STRATEGIC MARKETING AND ADVERTISING

Donna Hoffman presented on advertising models for the Internet. The advertiser-supported site is a business model that is vying for legitimacy on the Web. This model currently supports popular content sites, search engines and entry portal sites (like Netscape), and is based on number of hits, visitors, page view and proportion of people that actually click on the ad, to determine the fee paid by the advertiser. Advertising models hinge on the ability to measure traffic on a Web site, measure the response to advertising and pricing models. Hoffman suggests that more advanced models for advertising will evolve that better take into account these features. One example is an outcomes-based approach, where "associate sites" that mention and link to, say, a book available at Amazon books, get paid a set fee if Amazon actually makes the sale. Another model is fees based on duration of time spent at the site, or fees paid per click.

John du Pre Gauntt noted that content sites require a continual influx of new readers to maintain advertising, otherwise only the same audience views the material. Also, there is a business here for third parties to verify the numbers, just as there is in the print world.

Subsequent discussion noted: there is a link between getting accurate information for advertisers and implications for privacy, particularly when this information can be sold to third parties without the knowledge of the originator; the choice should rest with the consumer to be asked, rather than forcing the consumer to take action to opt out; push models such as PointCast may detract from the ability for lots of people to become producers of content, making the Internet a medium more like TV; push models also eliminate the unexpected, which leaves the viewer without room to grow by coming upon something new and fanciful.

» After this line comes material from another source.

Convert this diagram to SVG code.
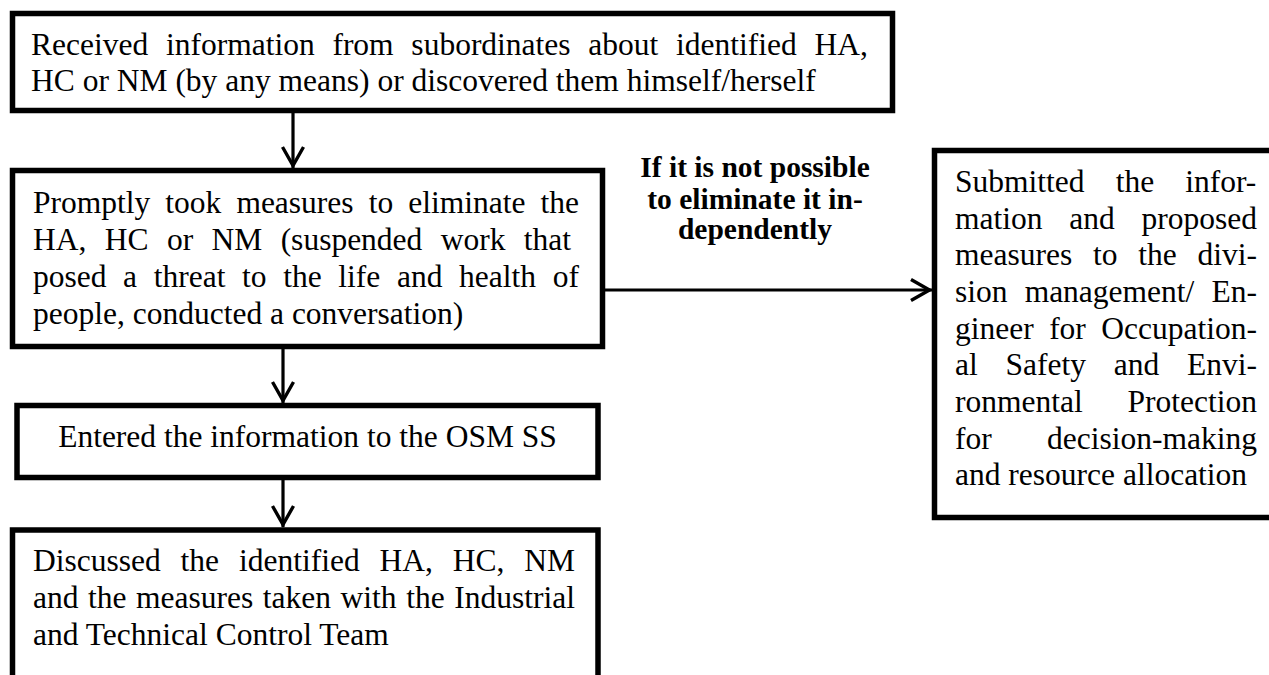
<svg xmlns="http://www.w3.org/2000/svg" width="1269" height="675" viewBox="0 0 1269 675">
<style>
.box{fill:#fff;stroke:#000;stroke-width:5.5}
.t{font-family:"Liberation Serif","Times New Roman",serif;font-size:31.5px;fill:#000}
.b{font-family:"Liberation Serif","Times New Roman",serif;font-size:29.5px;font-weight:bold;fill:#000}
.c{fill:none;stroke:#000;stroke-width:3.2}
</style>
<defs>
<marker id="arr" markerUnits="userSpaceOnUse" viewBox="-26 -14 30 28" markerWidth="30" markerHeight="28" refX="0" refY="0" orient="auto">
<path d="M-21,-10.5 L-2.5,0 L-21,10.5" fill="none" stroke="#000" stroke-width="3.4"/>
</marker>
</defs>
<rect width="1269" height="675" fill="#fff"/>
<g id="connectors">
<line class="c" x1="293" y1="113" x2="293" y2="168" marker-end="url(#arr)"/>
<line class="c" x1="283" y1="349" x2="283" y2="403" marker-end="url(#arr)"/>
<line class="c" x1="283" y1="480" x2="283" y2="527" marker-end="url(#arr)"/>
<line class="c" x1="605" y1="290" x2="932" y2="290" marker-end="url(#arr)"/>
</g>
<g id="n1">
<rect class="box" x="12.5" y="13.5" width="880" height="97"/>
<text class="t" x="31" y="55" word-spacing="9.87">Received information from subordinates about identified HA,</text>
<text class="t" x="31" y="91">HC or NM (by any means) or discovered them himself/herself</text>
</g>
<g id="n2">
<rect class="box" x="12.5" y="170.5" width="590" height="176"/>
<text class="t" x="33" y="212.5" word-spacing="7.18">Promptly took measures to eliminate the</text>
<text class="t" x="33" y="249.5" word-spacing="10.5">HA, HC or NM (suspended work that</text>
<text class="t" x="33" y="286.5" word-spacing="8.76">posed a threat to the life and health of</text>
<text class="t" x="33" y="323.5">people, conducted a conversation)</text>
</g>
<g id="label">
<text class="b" x="755" y="177" text-anchor="middle">If it is not possible</text>
<text class="b" x="755" y="208.5" text-anchor="middle">to eliminate it in-</text>
<text class="b" x="755" y="239" text-anchor="middle">dependently</text>
</g>
<g id="n3">
<rect class="box" x="17" y="405.5" width="581" height="72"/>
<text class="t" x="307.5" y="447" text-anchor="middle">Entered the information to the OSM SS</text>
</g>
<g id="n4">
<rect class="box" x="12.5" y="530" width="585.5" height="200"/>
<text class="t" x="33" y="571" word-spacing="11.98">Discussed the identified HA, HC, NM</text>
<text class="t" x="33" y="608" word-spacing="1.68">and the measures taken with the Industrial</text>
<text class="t" x="33" y="645">and Technical Control Team</text>
</g>
<g id="n5">
<rect class="box" x="934.5" y="150.5" width="340" height="367"/>
<text class="t" x="955" y="192" word-spacing="23.25">Submitted the infor-</text>
<text class="t" x="955" y="228.7" word-spacing="18.9">mation and proposed</text>
<text class="t" x="955" y="265.3" word-spacing="12.9">measures to the divi-</text>
<text class="t" x="955" y="302" word-spacing="9.25">sion management/ En-</text>
<text class="t" x="955" y="338.7" word-spacing="7.55">gineer for Occupation-</text>
<text class="t" x="955" y="375.3" word-spacing="19.9">al Safety and Envi-</text>
<text class="t" x="955" y="412" word-spacing="36.9">ronmental Protection</text>
<text class="t" x="955" y="448.7" word-spacing="47.4">for decision-making</text>
<text class="t" x="955" y="485.3">and resource allocation</text>
</g>
</svg>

PERSPECTIVES ON THE FUTURE

Brian Kahin noted that developing policy is difficult in the new environment of digitization and networking. Features of this environment include: accelerated product development and marketing; skewing towards the past in policy developing agencies; ill-defined, competing and complementary interests within and between individual companies, industrial sectors, users, nongovernmental organizations and government departments and agencies. The underlying economic conditions reflect economies of scale and scope, network externalities and low transaction costs.

Michael Goldfarber posited that the new economy will be based on attention. Currently, at the end of the mass production era, it is not material goods that drive us, but information, and while information is certainly not scarce, the attention of the viewer is. Money tends to flow to those that can attract the most attention, which may explain the growing income inequalities in today's society.

Poh-Kam Wong spoke on Singapore's strategy to gain competitive advantage from the information society. They are promoting a high quality connectivity infrastructure and the development of high-quality content, with an aim of positioning Singapore as the Asian hub for Internet publishing.